AAC followed in 1997 as the successor to MP3, offering better quality at the same bitrate, and was adopted by Apple for the iPod and iTunes. OGG Vorbis (2000) emerged as a patent-free alternative championed by the open-source community and game developers. FLAC (2001) became the standard for lossless music archiving once hard drives grew large enough to store it. Opus (2012, IETF RFC 6716) is the modern compression champion: it beats MP3, AAC, and Vorbis across nearly every bitrate, and it powers WebRTC, Discord, YouTube, Zoom, and most modern voice and music streaming. Each generation kept earlier formats in circulation because compatibility, not raw quality, drives adoption.

Audio formats explained

MP3: the most widely supported lossy format. Works on virtually every device and platform built in the last thirty years. Good balance of quality and file size at 192-320 kbps. Patents expired in 2017 so it is now royalty-free everywhere.

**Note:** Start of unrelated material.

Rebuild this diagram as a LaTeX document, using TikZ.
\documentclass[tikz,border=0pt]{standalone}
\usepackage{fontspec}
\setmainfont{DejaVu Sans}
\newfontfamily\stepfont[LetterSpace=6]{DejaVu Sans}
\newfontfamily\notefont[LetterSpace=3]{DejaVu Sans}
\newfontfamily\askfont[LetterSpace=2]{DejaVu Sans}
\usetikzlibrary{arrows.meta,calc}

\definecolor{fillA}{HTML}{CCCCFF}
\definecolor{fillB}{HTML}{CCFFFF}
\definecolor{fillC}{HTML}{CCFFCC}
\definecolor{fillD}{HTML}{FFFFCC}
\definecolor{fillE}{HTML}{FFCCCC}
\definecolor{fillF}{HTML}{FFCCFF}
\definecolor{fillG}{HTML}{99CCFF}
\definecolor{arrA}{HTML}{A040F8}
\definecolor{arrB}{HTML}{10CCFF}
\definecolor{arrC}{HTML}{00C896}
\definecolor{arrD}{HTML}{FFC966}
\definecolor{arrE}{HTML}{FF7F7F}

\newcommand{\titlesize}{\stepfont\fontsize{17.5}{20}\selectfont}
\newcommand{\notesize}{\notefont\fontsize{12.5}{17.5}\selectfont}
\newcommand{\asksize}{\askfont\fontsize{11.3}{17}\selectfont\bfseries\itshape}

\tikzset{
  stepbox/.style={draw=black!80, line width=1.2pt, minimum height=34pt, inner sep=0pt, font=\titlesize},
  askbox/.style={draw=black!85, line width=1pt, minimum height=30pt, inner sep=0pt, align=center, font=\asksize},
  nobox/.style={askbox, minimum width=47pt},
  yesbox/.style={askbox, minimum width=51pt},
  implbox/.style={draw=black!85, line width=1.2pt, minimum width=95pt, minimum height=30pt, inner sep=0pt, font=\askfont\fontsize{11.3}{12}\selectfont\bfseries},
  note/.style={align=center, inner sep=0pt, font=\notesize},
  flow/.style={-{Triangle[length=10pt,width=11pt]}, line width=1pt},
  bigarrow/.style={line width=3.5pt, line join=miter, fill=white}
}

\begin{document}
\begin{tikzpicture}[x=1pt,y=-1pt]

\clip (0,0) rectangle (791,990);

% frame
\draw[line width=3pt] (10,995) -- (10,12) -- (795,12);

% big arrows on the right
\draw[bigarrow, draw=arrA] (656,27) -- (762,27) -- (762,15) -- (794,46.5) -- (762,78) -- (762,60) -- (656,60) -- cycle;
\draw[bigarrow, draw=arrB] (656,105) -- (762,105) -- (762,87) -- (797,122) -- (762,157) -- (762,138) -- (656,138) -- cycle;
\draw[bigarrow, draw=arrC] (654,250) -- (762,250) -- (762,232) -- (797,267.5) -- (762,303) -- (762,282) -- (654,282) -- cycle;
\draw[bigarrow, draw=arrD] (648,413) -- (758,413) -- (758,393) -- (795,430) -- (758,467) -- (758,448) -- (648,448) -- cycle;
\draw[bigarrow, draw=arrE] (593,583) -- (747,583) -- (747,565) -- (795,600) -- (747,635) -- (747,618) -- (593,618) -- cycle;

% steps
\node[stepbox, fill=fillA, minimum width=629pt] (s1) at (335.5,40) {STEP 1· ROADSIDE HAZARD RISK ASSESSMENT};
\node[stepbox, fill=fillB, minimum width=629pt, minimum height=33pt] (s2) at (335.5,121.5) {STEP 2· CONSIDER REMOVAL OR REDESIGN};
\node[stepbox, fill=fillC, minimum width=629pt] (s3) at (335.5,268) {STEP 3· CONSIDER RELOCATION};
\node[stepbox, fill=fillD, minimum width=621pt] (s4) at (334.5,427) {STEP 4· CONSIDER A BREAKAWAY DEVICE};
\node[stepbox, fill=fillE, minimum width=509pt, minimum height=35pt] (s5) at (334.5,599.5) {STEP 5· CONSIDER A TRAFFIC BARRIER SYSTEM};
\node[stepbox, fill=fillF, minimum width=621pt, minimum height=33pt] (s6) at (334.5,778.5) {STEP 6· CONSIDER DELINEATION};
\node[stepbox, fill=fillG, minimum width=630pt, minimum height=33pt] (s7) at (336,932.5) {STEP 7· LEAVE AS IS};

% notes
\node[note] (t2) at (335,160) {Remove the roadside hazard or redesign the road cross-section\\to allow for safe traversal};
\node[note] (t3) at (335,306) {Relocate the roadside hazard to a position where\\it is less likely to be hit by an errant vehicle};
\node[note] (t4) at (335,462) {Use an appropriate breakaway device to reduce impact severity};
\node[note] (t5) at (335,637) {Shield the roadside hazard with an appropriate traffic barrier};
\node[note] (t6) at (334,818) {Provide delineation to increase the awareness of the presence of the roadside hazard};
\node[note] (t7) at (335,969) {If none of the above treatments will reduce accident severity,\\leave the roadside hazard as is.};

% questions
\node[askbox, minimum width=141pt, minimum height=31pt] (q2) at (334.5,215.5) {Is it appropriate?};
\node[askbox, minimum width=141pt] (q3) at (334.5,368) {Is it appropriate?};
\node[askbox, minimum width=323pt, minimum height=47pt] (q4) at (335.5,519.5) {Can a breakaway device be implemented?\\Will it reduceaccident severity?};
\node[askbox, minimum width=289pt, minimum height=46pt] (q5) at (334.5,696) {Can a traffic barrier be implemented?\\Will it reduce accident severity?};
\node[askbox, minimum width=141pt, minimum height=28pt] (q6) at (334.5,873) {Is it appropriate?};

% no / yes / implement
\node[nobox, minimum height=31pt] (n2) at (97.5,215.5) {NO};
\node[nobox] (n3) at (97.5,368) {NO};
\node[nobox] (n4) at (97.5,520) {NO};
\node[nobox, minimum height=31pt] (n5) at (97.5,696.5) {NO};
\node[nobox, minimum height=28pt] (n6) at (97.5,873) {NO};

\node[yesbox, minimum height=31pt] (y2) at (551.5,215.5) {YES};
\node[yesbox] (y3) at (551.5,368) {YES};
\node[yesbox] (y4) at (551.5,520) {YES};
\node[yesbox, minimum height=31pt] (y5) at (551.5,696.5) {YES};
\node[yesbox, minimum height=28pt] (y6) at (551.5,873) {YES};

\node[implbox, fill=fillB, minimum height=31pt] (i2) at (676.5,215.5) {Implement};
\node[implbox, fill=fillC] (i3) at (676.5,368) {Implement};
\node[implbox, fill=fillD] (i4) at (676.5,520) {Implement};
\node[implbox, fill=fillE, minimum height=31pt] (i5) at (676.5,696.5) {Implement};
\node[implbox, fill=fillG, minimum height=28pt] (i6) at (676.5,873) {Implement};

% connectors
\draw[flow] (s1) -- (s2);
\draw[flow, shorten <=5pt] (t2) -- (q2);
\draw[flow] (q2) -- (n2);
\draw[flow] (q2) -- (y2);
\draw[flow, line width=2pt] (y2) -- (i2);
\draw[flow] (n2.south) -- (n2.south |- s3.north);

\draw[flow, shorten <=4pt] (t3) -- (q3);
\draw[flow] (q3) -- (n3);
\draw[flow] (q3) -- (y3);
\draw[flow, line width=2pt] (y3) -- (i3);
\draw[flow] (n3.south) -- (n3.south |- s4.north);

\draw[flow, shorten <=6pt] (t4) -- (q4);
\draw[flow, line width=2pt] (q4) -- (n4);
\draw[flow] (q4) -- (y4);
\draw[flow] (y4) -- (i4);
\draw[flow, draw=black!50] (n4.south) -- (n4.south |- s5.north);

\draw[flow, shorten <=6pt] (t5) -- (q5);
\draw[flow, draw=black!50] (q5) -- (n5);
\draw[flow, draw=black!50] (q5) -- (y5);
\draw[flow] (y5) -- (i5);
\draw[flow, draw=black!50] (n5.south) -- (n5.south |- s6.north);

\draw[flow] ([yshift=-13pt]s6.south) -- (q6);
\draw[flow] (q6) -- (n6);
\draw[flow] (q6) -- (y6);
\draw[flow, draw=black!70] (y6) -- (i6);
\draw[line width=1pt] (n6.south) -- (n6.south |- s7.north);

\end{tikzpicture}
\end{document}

WAV: uncompressed audio. Perfect quality but very large files (about 10 MB per minute of stereo CD-quality audio). The standard format for audio editing, broadcast workflow, and short sound effects in games.

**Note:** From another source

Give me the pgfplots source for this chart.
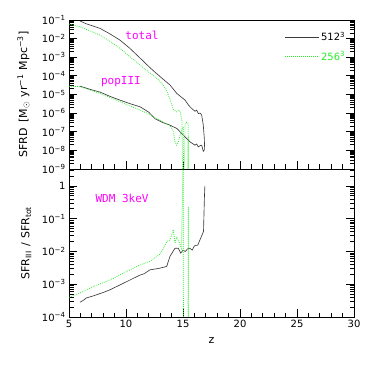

AAC, Apple's preferred lossy format. Slightly better quality than MP3 at the same bitrate. Used in iTunes, YouTube, Apple Music, and most streaming services. Files usually have the .m4a extension when stored in an MP4 container.

OGG Vorbis: an open-source lossy format. Similar quality to AAC, commonly used in games (Minecraft, Half-Life 2, many indie titles) and on Wikipedia for free-licence audio.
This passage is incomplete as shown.